FDA Approves Imaging Agent that Helps Detect Prostate Cancer
The Food and Drug Administration (FDA) has approved the production and use of Choline C 11 Injection, an imaging agent used with positron emission tomography (PET) scans to help detect prostate cancer that has returned.
Choline C 11 Injection is administered intravenously to produce an image that helps to identify specific body sites for follow-up tissue sampling and testing in men whose prostate-specific antigen (PSA) levels have risen after earlier prostate cancer treatment.
The imaging agent must be made in a specialized facility and used shortly after its production. The Mayo Clinic is now the first FDA-approved facility to produce Choline C 11 Injection.
The safety and effectiveness of the imaging agent were verified by four independent studies. The studies examined a total of 98 patients with elevated PSA levels but no sign of recurrent prostate cancer with conventional imaging.

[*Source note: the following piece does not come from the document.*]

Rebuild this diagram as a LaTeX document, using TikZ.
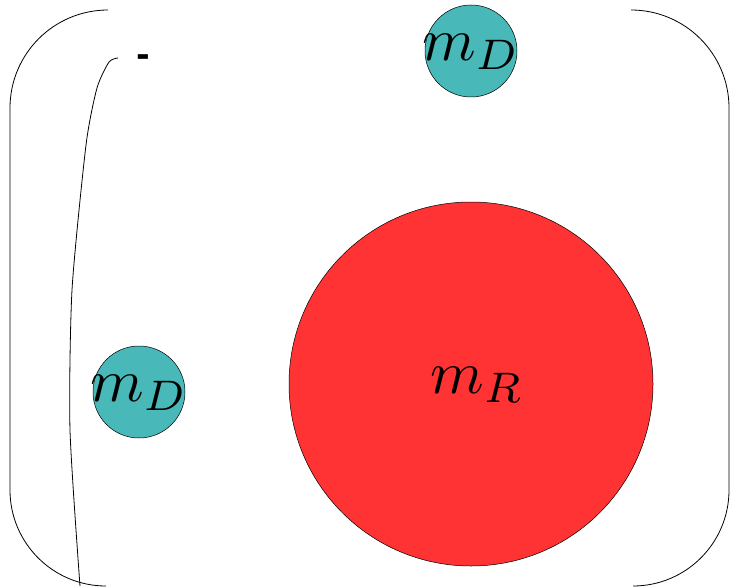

In each of the four studies, recurrent prostate cancer was confirmed by tissue sampling in at least half of the men who had abnormalities detected on PET scans with Choline C 11 imaging. PET scan errors were also reported. Depending on the study, false-positive PET scans were observed in 15 to 47 percent of the men. These findings underscore the need to confirm findings with tissue samples when abnormalities are detected with Choline C 11 Injection PET scans, the FDA noted in a press release.
Aside from a mild skin reaction at the injection site, no side effects to Choline C 11 Injection were reported.
Drug for Advanced Prostate Cancer Approved
The Food and Drug Administration (FDA) has approved enzalutamide (Xtandi) to treat men with advanced prostate cancer that has spread or recurred after medical or surgical therapy to minimize testosterone, which fuels tumor growth. The drug was approved for use in prostate cancer patients previously treated with docetaxel.
The safety and effectiveness of enzalutamide—previously called MDV3100—was evaluated in a study of 1,199 patients with metastatic castration-resistant prostate cancer who had received prior treatment with docetaxel. The median overall survival for patients who received enzalutamide was 18.4 months, compared with 13.6 months for those who received a placebo.
The most common side effects were fatigue, back pain, diarrhea, joint pain, hot flush, tissue swelling, musculoskeletal pain, respiratory infections, dizziness, spinal cord compression, blood in urine, tingling sensation, anxiety, and high blood pressure.
Seizures occurred in about 1 percent of those receiving enzalutamide. Study participants who had a seizure stopped enzalutamide therapy. The clinical study excluded men who had a history of seizure or several other brain conditions or who were taking medications that may cause seizures. The safety of enzalutamide in patients with these conditions is unknown.
Enzalutamide was reviewed under the FDA’s priority review program, which allows an expedited 6-month review for drugs that may offer major advances in treatment or that provide a treatment when no adequate therapy exists.
FDA Approves New Drug to Treat Chronic Myelogenous Leukemia
The Food and Drug Administration has approved bosutinib (Bosulif) to treat chronic myelogenous leukemia (CML), a blood and bone marrow disease that usually affects older adults. Bosutinib is intended for patients with chronic, accelerated, or blast phase Philadelphia chromosome-positive CML who are resistant to or who cannot tolerate other therapies, including imatinib (Gleevec).
Most people with CML have a chromosomal aberration called the Philadelphia chromosome, which causes the bone marrow to make an abnormal tyrosine kinase enzyme called Bcr-Abl. This enzyme promotes the proliferation of abnormal and unhealthy infection-fighting white blood cells called granulocytes. Bosutinib is a tyrosine kinase inhibitor (TKI) that works by blocking Bcr-Abl signaling.
Bosutinib’s safety and effectiveness were evaluated in a clinical trial involving 546 adults with chronic, accelerated, or blast phase CML. All of the patients had been previously treated with at least one TKI, either imatinib or imatinib followed by dasatinib (Sprycel) and/or nilotinib (Tasigna).
Among patients with chronic phase CML, 34 percent of patients who had been treated previously with imatinib and 27 percent of those who received more than one prior TKI achieved a major cytogenetic response within 24 weeks.
Among patients with accelerated phase CML who had received at least one prior TKI, 30 percent had their blood counts return to the normal range (a complete hematologic response) by week 48, and 55 percent achieved a complete hematologic response, no evidence of leukemia, or return to chronic phase (an overall hematologic response) by week 48. Among patients with blast phase CML who had received at least one prior TKI, 15 percent had a complete hematologic response and 28 percent an overall hematologic response by week 48.
The most common side effects observed in those receiving bosutinib were diarrhea, nausea, a low level of platelets in the blood, vomiting, abdominal pain, rash, anemia, fever, and fatigue.